Panelist: Deirdre Cooper Owens, University of Nebraska–Lincoln
Deirdre Cooper Owens is The Charles and Linda Wilson Professor in the History of Medicine and Director of the Humanities in Medicine program at the University of Nebraska-Lincoln. She is also an Organization of American Historians’ (OAH) Distinguished Lecturer. A popular public speaker, she has published essays, book chapters, and blog pieces on a number of issues that concern African American experiences. Her first book, Medical Bondage: Race, Gender and the Origins of American Gynecology (UGA Press, 2017) won the 2018 Darlene Clark Hine Book Award from the OAH as the best book written in African American women’s and gender history. Professor Cooper Owens is also the Director of the Program in African American History at the Library Company of Philadelphia, the country’s oldest cultural institution. Currently, she is working on a second book project that examines mental illness during the era of United States slavery and is also writing a popular biography of Harriet Tubman that examines her through the lens of disability.
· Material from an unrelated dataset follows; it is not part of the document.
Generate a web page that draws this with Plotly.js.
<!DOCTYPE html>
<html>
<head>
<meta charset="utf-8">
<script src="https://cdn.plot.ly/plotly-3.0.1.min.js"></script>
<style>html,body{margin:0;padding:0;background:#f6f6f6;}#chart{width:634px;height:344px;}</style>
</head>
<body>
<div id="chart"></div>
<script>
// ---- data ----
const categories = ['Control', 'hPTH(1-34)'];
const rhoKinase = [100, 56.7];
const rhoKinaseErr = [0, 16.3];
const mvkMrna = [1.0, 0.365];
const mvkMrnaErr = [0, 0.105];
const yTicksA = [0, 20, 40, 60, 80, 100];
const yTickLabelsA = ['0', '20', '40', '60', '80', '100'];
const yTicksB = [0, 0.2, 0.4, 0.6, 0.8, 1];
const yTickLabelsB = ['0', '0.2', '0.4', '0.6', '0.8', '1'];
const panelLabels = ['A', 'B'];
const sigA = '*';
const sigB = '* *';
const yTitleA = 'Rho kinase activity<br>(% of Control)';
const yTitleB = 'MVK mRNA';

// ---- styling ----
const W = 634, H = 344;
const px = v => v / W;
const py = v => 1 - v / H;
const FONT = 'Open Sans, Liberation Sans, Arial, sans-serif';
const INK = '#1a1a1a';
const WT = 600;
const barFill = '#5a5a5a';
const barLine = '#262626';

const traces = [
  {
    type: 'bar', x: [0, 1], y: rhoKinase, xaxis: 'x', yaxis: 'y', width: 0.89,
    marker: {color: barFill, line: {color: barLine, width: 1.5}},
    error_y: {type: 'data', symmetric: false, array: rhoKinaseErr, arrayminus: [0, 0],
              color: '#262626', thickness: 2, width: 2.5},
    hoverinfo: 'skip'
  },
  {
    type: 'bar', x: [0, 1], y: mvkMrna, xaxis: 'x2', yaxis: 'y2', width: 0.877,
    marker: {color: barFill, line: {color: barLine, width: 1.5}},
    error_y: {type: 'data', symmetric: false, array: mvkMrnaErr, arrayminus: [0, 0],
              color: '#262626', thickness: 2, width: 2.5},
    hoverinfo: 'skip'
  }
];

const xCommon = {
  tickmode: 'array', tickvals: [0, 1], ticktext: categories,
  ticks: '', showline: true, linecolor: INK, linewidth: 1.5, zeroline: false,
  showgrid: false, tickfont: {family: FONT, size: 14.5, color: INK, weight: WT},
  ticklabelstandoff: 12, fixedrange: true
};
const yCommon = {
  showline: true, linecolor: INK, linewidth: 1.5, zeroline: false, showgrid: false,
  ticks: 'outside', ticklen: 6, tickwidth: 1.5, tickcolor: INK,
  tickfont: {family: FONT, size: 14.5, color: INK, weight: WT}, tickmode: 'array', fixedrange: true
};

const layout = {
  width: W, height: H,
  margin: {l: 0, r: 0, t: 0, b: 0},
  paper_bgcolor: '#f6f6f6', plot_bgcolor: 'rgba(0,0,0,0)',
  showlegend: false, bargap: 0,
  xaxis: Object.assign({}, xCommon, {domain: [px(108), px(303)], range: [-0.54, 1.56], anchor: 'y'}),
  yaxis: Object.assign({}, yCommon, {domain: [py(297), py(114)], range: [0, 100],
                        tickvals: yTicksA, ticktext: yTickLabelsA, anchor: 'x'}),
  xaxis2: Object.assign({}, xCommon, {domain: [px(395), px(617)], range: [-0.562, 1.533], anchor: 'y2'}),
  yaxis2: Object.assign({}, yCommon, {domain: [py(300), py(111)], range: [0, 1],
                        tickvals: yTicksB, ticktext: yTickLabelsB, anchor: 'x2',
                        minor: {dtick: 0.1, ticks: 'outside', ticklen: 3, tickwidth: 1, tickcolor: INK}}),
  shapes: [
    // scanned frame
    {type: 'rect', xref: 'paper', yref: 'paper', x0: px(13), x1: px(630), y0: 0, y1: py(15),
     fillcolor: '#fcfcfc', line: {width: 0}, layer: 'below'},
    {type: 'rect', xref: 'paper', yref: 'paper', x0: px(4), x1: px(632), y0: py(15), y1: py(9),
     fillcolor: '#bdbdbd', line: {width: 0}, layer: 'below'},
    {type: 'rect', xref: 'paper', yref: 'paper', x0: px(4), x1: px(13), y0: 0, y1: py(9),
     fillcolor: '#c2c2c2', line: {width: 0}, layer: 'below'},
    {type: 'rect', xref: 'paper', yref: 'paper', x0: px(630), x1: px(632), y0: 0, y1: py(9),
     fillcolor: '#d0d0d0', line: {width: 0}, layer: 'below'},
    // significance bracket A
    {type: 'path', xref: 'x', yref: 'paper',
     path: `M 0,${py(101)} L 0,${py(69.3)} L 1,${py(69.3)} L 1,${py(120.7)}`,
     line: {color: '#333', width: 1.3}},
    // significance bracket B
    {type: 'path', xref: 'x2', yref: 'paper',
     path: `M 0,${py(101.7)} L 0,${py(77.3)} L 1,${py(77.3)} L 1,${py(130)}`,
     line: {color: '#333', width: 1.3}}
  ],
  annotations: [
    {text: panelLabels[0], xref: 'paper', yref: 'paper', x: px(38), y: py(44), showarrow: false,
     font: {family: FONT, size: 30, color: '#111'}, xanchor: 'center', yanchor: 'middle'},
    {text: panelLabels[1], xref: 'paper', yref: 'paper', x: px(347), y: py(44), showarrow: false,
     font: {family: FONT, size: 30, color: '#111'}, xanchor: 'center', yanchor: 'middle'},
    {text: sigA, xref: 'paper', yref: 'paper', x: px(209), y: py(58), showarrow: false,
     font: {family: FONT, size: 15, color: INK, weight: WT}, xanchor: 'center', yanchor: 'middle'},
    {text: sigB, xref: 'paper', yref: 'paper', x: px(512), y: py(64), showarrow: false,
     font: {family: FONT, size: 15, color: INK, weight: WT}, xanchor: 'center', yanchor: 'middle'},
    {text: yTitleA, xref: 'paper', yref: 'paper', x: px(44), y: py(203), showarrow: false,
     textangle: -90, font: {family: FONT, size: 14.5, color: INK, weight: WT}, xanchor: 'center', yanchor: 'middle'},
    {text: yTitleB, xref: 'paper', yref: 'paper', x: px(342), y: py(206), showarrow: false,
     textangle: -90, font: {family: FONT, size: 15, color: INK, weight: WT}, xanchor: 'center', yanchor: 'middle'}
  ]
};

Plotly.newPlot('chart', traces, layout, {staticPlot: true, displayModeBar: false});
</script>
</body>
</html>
Panelist: Eric Herschthal, University of Utah
Eric Herschthal is an assistant professor in the history department at the University of Utah. He forthcoming book, "The Science of Abolition: How Slaveholders Became the Enemies of Progress" (Yale University Press), explores the ways Black and white abolitionists used scientific ideas to discredit slaveholders. His scholarship has appeared in The Journal of the Early Republic, Early American Studies, a forthcoming volume of new scholarship on Frederick Douglass, published by Cambridge University Press in 2021, and forthcoming volume of the Oxford Handbook of Global Commodities. His research has been supported the Schomburg Center for Research on Black Culture, the McNeil Center for Early American Studies at the University of Pennsylvania, the American Philosophical Society, the Huntington Library, the University of Miami Library, and the National Science Foundation. With a background in journalism, he continues to write for publications like The New York Times, The Washington Post, The New Republic, and The New York Review of Books. He received his Ph.D. in history from Columbia University, a master's degree in journalism from Columbia University, and a B.A. in history from Princeton University.